Damien Hirst foi elogiado por muitos por ter agitado o interesse pelas artes britânicas e por ter ajudado a criar a imagem de uma "Cool Britannia". Além disso, um grande número de profissionais e peritos em arte não hesitou em reconhecer a sua capacidade de comercializar obras de arte. Um título do Daily Mail afirmava: "Há mil anos que a arte é uma das nossas grandes forças civilizacionais. Hoje, ovelhas em conserva e camas sujas ameaçam fazer de todos nós bárbaros". O artista Charles Thomson, do The Stuckist Art Group, escreveu sobre as obras de Hirst: "São brilhantes e loucas – mas no final do dia não há nada." E num documentário televisivo de 2008, The Mona Lisa Curse, o respeitado crítico de arte moderna Robert Hughes atacou o trabalho de Hirst como "foleiro" e "absurdo". No entanto, apesar dos cépticos, Hirst continua a ser um best-seller e, apesar de uma rutura com o seu antigo mecenas Charles Saatchi, este último continua a ser um firme apoiante do talento artístico de Hirst.

Uma outra questão diz respeito à longevidade das suas obras e, por conseguinte, à sua reputação como artista, e – implicitamente – ao significado da arte no século XXI. O trabalho de Hirst pode ser visto como um simples reflexo da sociedade atual, que atribui uma importância primordial ao "valor-notícia". À medida que os valores mudam, é provável que a importância da sua contribuição para a arte visual diminuirá para o nível de mera curiosidade. O seu nome poderá perdurar por mais algum tempo, mas pode-se duvidar que no futuro, poucas pessoas se lembrarão das suas esculturas e instalações, agora na moda.

Quanto às suas capacidades artísticas, provavelmente são muito sobrevalorizadas pelos media. Para além disso, a sua própria visão da arte parece confusa. Por um lado, parece apoiar a noção conceptualista de que o verdadeiro ato criativo é a ideia e não o produto acabado. Por outro lado, muitas das suas obras têm títulos absurdamente pretensiosos – assinalando assim o seu significado excecional – e algumas estão embutidas ou decoradas com materiais extremamente valiosos – o que não é condizente como material da arte conceptual tradicional.

No entanto, a abordagem de Hirst à arte moderna é inteiramente consistente com um forte desejo de ganhar dinheiro e alcançar fama mundial.

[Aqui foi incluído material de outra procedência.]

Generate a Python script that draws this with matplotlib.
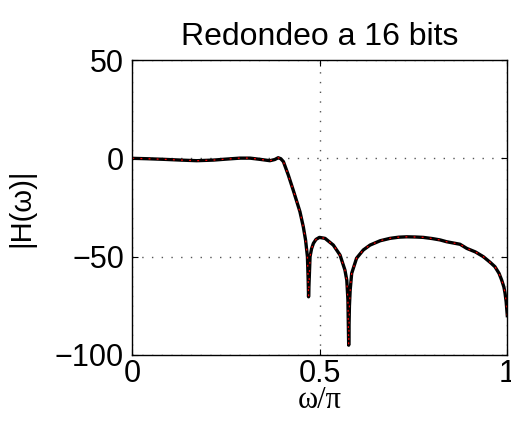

Por isso, em vez de discutirmos o seu nível de capacidade criativa como escultor ou pintor, elogiemo-lo pelas suas extraordinárias capacidades empresariais e pela sua contribuição única para a cena artística britânica contemporânea. As suas obras estão expostas em várias galerias contemporâneas e num ou dois dos melhores museus de arte do mundo.